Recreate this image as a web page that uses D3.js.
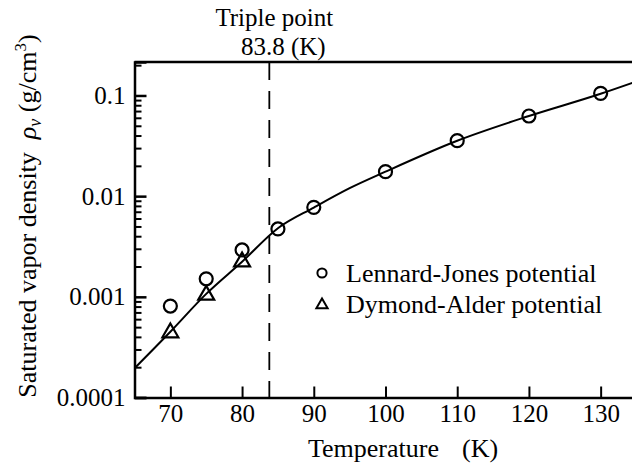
<html>
<head>
<meta http-equiv="Content-Type" content="text/html; charset=UTF-8" />
<script src="https://cdnjs.cloudflare.com/ajax/libs/d3/7.8.5/d3.min.js"></script>
<style type="text/css">
    body { margin: 0; background: #fff; }
    svg { display: block; }
</style>
</head>
<body>
<svg id="chart" width="632" height="463" font-family="Liberation Serif"></svg>
<script>

// values
var ljTemps = [70, 75, 80, 85, 90, 100, 110, 120, 130];
var ljRho   = [0.00081, 0.00151, 0.00292, 0.00472, 0.00774, 0.0175, 0.0356, 0.0625, 0.105];

var daTemps = [70, 75, 80];
var daRho   = [0.00044, 0.00104, 0.00223];

var curveTemps = [65, 70, 75, 80, 85, 90, 95, 100, 110, 120, 130, 135];
var curveRho   = [0.000195, 0.00045, 0.00107, 0.00223, 0.0048, 0.0077, 0.0120, 0.0175, 0.0355, 0.0625, 0.104, 0.138];

var xTicks = [70, 80, 90, 100, 110, 120, 130];
var yTicks = [0.0001, 0.001, 0.01, 0.1];
var yTickLabels = ["0.0001", "0.001", "0.01", "0.1"];

var triplePoint = 83.8;
var legendNames = ["Lennard-Jones potential", "Dymond-Alder potential"];

var width = 632, height = 463;
var serif = "font-family:'Liberation Serif';";

var svg = d3.select("#chart");

var x = d3.scaleLinear().domain([65, 135]).range([134.5, 636.5]);
var y = d3.scaleLog().domain([0.0001, 0.215]).range([397.5, 62]);

function styleTicks(g, size) {
    g.attr("font-family", "Liberation Serif").attr("font-size", size);
    g.selectAll("text").attr("fill", "#000").attr("style", serif + "font-size:" + size + "px");
}

// minor ticks for log axis
var yMinor = [];
yTicks.forEach(function(t) {
    for (var m = 2; m <= 9; m++) {
        var v = t * m;
        if (v < y.domain()[1]) yMinor.push(v);
    }
});

svg.append("g")
    .attr("transform", "translate(" + x.range()[0] + ",0)")
    .call(d3.axisLeft(y).tickValues(yMinor).tickSize(-7).tickFormat(""))
    .call(function(g) { g.selectAll("line").attr("stroke-width", 2); g.select(".domain").remove(); });

svg.append("g")
    .attr("transform", "translate(" + x.range()[0] + ",0)")
    .call(d3.axisLeft(y).tickValues(yTicks).tickSize(-12).tickPadding(9)
        .tickFormat(function(d, i) { return yTickLabels[i]; }))
    .call(function(g) {
        g.selectAll("line").attr("stroke-width", 2.5);
        g.select(".domain").attr("stroke-width", 2.5);
        styleTicks(g, 25);
    });

svg.append("g")
    .attr("transform", "translate(0," + y.range()[0] + ")")
    .call(d3.axisBottom(x).tickValues(xTicks).tickSize(-11).tickPadding(7).tickSizeOuter(0))
    .call(function(g) {
        g.selectAll("line").attr("stroke-width", 2);
        g.select(".domain").attr("stroke-width", 2.5);
        styleTicks(g, 25);
    });

// top frame line
svg.append("line")
    .attr("x1", x.range()[0]).attr("x2", width)
    .attr("y1", y.range()[1]).attr("y2", y.range()[1])
    .attr("stroke", "#000").attr("stroke-width", 2.5);

// triple point marker
svg.append("line")
    .attr("x1", x(triplePoint)).attr("x2", x(triplePoint))
    .attr("y1", y.range()[1]).attr("y2", y.range()[0])
    .attr("stroke", "#000").attr("stroke-width", 1.8)
    .attr("stroke-dasharray", "18,11");

svg.append("text")
    .attr("x", x(triplePoint) + 5).attr("y", 26)
    .attr("text-anchor", "middle")
    .attr("style", serif + "font-size:25px")
    .text("Triple point");

svg.append("text")
    .attr("x", x(triplePoint) + 14).attr("y", 55)
    .attr("text-anchor", "middle")
    .attr("style", serif + "font-size:25px")
    .text(triplePoint + " (K)");

// fitted curve
var line = d3.line()
    .x(function(d, i) { return x(curveTemps[i]); })
    .y(function(d) { return y(d); })
    .curve(d3.curveMonotoneX);

svg.append("path")
    .datum(curveRho)
    .attr("d", line)
    .attr("fill", "none")
    .attr("stroke", "#000")
    .attr("stroke-width", 2);

// Lennard-Jones circles
svg.selectAll("circle.lj")
    .data(ljRho)
    .enter().append("circle")
    .attr("class", "lj")
    .attr("cx", function(d, i) { return x(ljTemps[i]); })
    .attr("cy", function(d) { return y(d); })
    .attr("r", 6.5)
    .attr("fill", "none")
    .attr("stroke", "#000")
    .attr("stroke-width", 2.2);

// Dymond-Alder triangles
var tri = d3.symbol().type(d3.symbolTriangle).size(110);

svg.selectAll("path.da")
    .data(daRho)
    .enter().append("path")
    .attr("class", "da")
    .attr("d", tri)
    .attr("transform", function(d, i) { return "translate(" + x(daTemps[i]) + "," + y(d) + ")"; })
    .attr("fill", "none")
    .attr("stroke", "#000")
    .attr("stroke-width", 2.2);

// legend
var legend = svg.append("g").attr("transform", "translate(322,273)");

legend.append("circle")
    .attr("r", 4.6)
    .attr("fill", "none").attr("stroke", "#000").attr("stroke-width", 2);

legend.append("path")
    .attr("d", d3.symbol().type(d3.symbolTriangle).size(55))
    .attr("transform", "translate(0,32)")
    .attr("fill", "none").attr("stroke", "#000").attr("stroke-width", 2);

legend.selectAll("text")
    .data(legendNames)
    .enter().append("text")
    .attr("x", 24)
    .attr("y", function(d, i) { return 9 + i * 31; })
    .attr("style", serif + "font-size:26px")
    .text(function(d) { return d; });

// axis titles
var xt = svg.append("text")
    .attr("x", 308).attr("y", 457)
    .attr("style", serif + "font-size:26px");
xt.append("tspan").text("Temperature");
xt.append("tspan").attr("x", 462).text("(K)");

var yt = svg.append("text")
    .attr("transform", "translate(36,216) rotate(-90)")
    .attr("text-anchor", "middle")
    .attr("style", serif + "font-size:26px");
yt.append("tspan").text("Saturated vapor density\u00A0\u00A0");
yt.append("tspan").attr("style", "font-style:italic").text("\u03C1");
yt.append("tspan").attr("style", "font-style:italic;font-size:18px").attr("dy", 5).text("v");
yt.append("tspan").attr("dy", -5).text(" (g/cm");
yt.append("tspan").attr("style", "font-size:17px").attr("dy", -10).text("3");
yt.append("tspan").attr("dy", 10).text(")");

</script>
</body>
</html>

# # #

Give an exact reproduction of every line, leaving out any picture.

Recreate this image as a web page that uses D3.js.
<html>
<head>
<meta http-equiv="Content-Type" content="text/html; charset=UTF-8" />
<script src="https://cdnjs.cloudflare.com/ajax/libs/d3/7.8.5/d3.min.js"></script>
<style type="text/css">
    body { margin: 0; background: #fff; }
    svg { display: block; }
</style>
</head>
<body>
<svg id="chart" width="632" height="463" font-family="Liberation Serif"></svg>
<script>

// values
var ljTemps = [70, 75, 80, 85, 90, 100, 110, 120, 130];
var ljRho   = [0.00081, 0.00151, 0.00292, 0.00472, 0.00774, 0.0175, 0.0356, 0.0625, 0.105];

var daTemps = [70, 75, 80];
var daRho   = [0.00044, 0.00104, 0.00223];

var curveTemps = [65, 70, 75, 80, 85, 90, 95, 100, 110, 120, 130, 135];
var curveRho   = [0.000195, 0.00045, 0.00107, 0.00223, 0.0048, 0.0077, 0.0120, 0.0175, 0.0355, 0.0625, 0.104, 0.138];

var xTicks = [70, 80, 90, 100, 110, 120, 130];
var yTicks = [0.0001, 0.001, 0.01, 0.1];
var yTickLabels = ["0.0001", "0.001", "0.01", "0.1"];

var triplePoint = 83.8;
var legendNames = ["Lennard-Jones potential", "Dymond-Alder potential"];

var width = 632, height = 463;
var serif = "font-family:'Liberation Serif';";

var svg = d3.select("#chart");

var x = d3.scaleLinear().domain([65, 135]).range([134.5, 636.5]);
var y = d3.scaleLog().domain([0.0001, 0.215]).range([397.5, 62]);

function styleTicks(g, size) {
    g.attr("font-family", "Liberation Serif").attr("font-size", size);
    g.selectAll("text").attr("fill", "#000").attr("style", serif + "font-size:" + size + "px");
}

// minor ticks for log axis
var yMinor = [];
yTicks.forEach(function(t) {
    for (var m = 2; m <= 9; m++) {
        var v = t * m;
        if (v < y.domain()[1]) yMinor.push(v);
    }
});

svg.append("g")
    .attr("transform", "translate(" + x.range()[0] + ",0)")
    .call(d3.axisLeft(y).tickValues(yMinor).tickSize(-7).tickFormat(""))
    .call(function(g) { g.selectAll("line").attr("stroke-width", 2); g.select(".domain").remove(); });

svg.append("g")
    .attr("transform", "translate(" + x.range()[0] + ",0)")
    .call(d3.axisLeft(y).tickValues(yTicks).tickSize(-12).tickPadding(9)
        .tickFormat(function(d, i) { return yTickLabels[i]; }))
    .call(function(g) {
        g.selectAll("line").attr("stroke-width", 2.5);
        g.select(".domain").attr("stroke-width", 2.5);
        styleTicks(g, 25);
    });

svg.append("g")
    .attr("transform", "translate(0," + y.range()[0] + ")")
    .call(d3.axisBottom(x).tickValues(xTicks).tickSize(-11).tickPadding(7).tickSizeOuter(0))
    .call(function(g) {
        g.selectAll("line").attr("stroke-width", 2);
        g.select(".domain").attr("stroke-width", 2.5);
        styleTicks(g, 25);
    });

// top frame line
svg.append("line")
    .attr("x1", x.range()[0]).attr("x2", width)
    .attr("y1", y.range()[1]).attr("y2", y.range()[1])
    .attr("stroke", "#000").attr("stroke-width", 2.5);

// triple point marker
svg.append("line")
    .attr("x1", x(triplePoint)).attr("x2", x(triplePoint))
    .attr("y1", y.range()[1]).attr("y2", y.range()[0])
    .attr("stroke", "#000").attr("stroke-width", 1.8)
    .attr("stroke-dasharray", "18,11");

svg.append("text")
    .attr("x", x(triplePoint) + 5).attr("y", 26)
    .attr("text-anchor", "middle")
    .attr("style", serif + "font-size:25px")
    .text("Triple point");

svg.append("text")
    .attr("x", x(triplePoint) + 14).attr("y", 55)
    .attr("text-anchor", "middle")
    .attr("style", serif + "font-size:25px")
    .text(triplePoint + " (K)");

// fitted curve
var line = d3.line()
    .x(function(d, i) { return x(curveTemps[i]); })
    .y(function(d) { return y(d); })
    .curve(d3.curveMonotoneX);

svg.append("path")
    .datum(curveRho)
    .attr("d", line)
    .attr("fill", "none")
    .attr("stroke", "#000")
    .attr("stroke-width", 2);

// Lennard-Jones circles
svg.selectAll("circle.lj")
    .data(ljRho)
    .enter().append("circle")
    .attr("class", "lj")
    .attr("cx", function(d, i) { return x(ljTemps[i]); })
    .attr("cy", function(d) { return y(d); })
    .attr("r", 6.5)
    .attr("fill", "none")
    .attr("stroke", "#000")
    .attr("stroke-width", 2.2);

// Dymond-Alder triangles
var tri = d3.symbol().type(d3.symbolTriangle).size(110);

svg.selectAll("path.da")
    .data(daRho)
    .enter().append("path")
    .attr("class", "da")
    .attr("d", tri)
    .attr("transform", function(d, i) { return "translate(" + x(daTemps[i]) + "," + y(d) + ")"; })
    .attr("fill", "none")
    .attr("stroke", "#000")
    .attr("stroke-width", 2.2);

// legend
var legend = svg.append("g").attr("transform", "translate(322,273)");

legend.append("circle")
    .attr("r", 4.6)
    .attr("fill", "none").attr("stroke", "#000").attr("stroke-width", 2);

legend.append("path")
    .attr("d", d3.symbol().type(d3.symbolTriangle).size(55))
    .attr("transform", "translate(0,32)")
    .attr("fill", "none").attr("stroke", "#000").attr("stroke-width", 2);

legend.selectAll("text")
    .data(legendNames)
    .enter().append("text")
    .attr("x", 24)
    .attr("y", function(d, i) { return 9 + i * 31; })
    .attr("style", serif + "font-size:26px")
    .text(function(d) { return d; });

// axis titles
var xt = svg.append("text")
    .attr("x", 308).attr("y", 457)
    .attr("style", serif + "font-size:26px");
xt.append("tspan").text("Temperature");
xt.append("tspan").attr("x", 462).text("(K)");

var yt = svg.append("text")
    .attr("transform", "translate(36,216) rotate(-90)")
    .attr("text-anchor", "middle")
    .attr("style", serif + "font-size:26px");
yt.append("tspan").text("Saturated vapor density\u00A0\u00A0");
yt.append("tspan").attr("style", "font-style:italic").text("\u03C1");
yt.append("tspan").attr("style", "font-style:italic;font-size:18px").attr("dy", 5).text("v");
yt.append("tspan").attr("dy", -5).text(" (g/cm");
yt.append("tspan").attr("style", "font-size:17px").attr("dy", -10).text("3");
yt.append("tspan").attr("dy", 10).text(")");

</script>
</body>
</html>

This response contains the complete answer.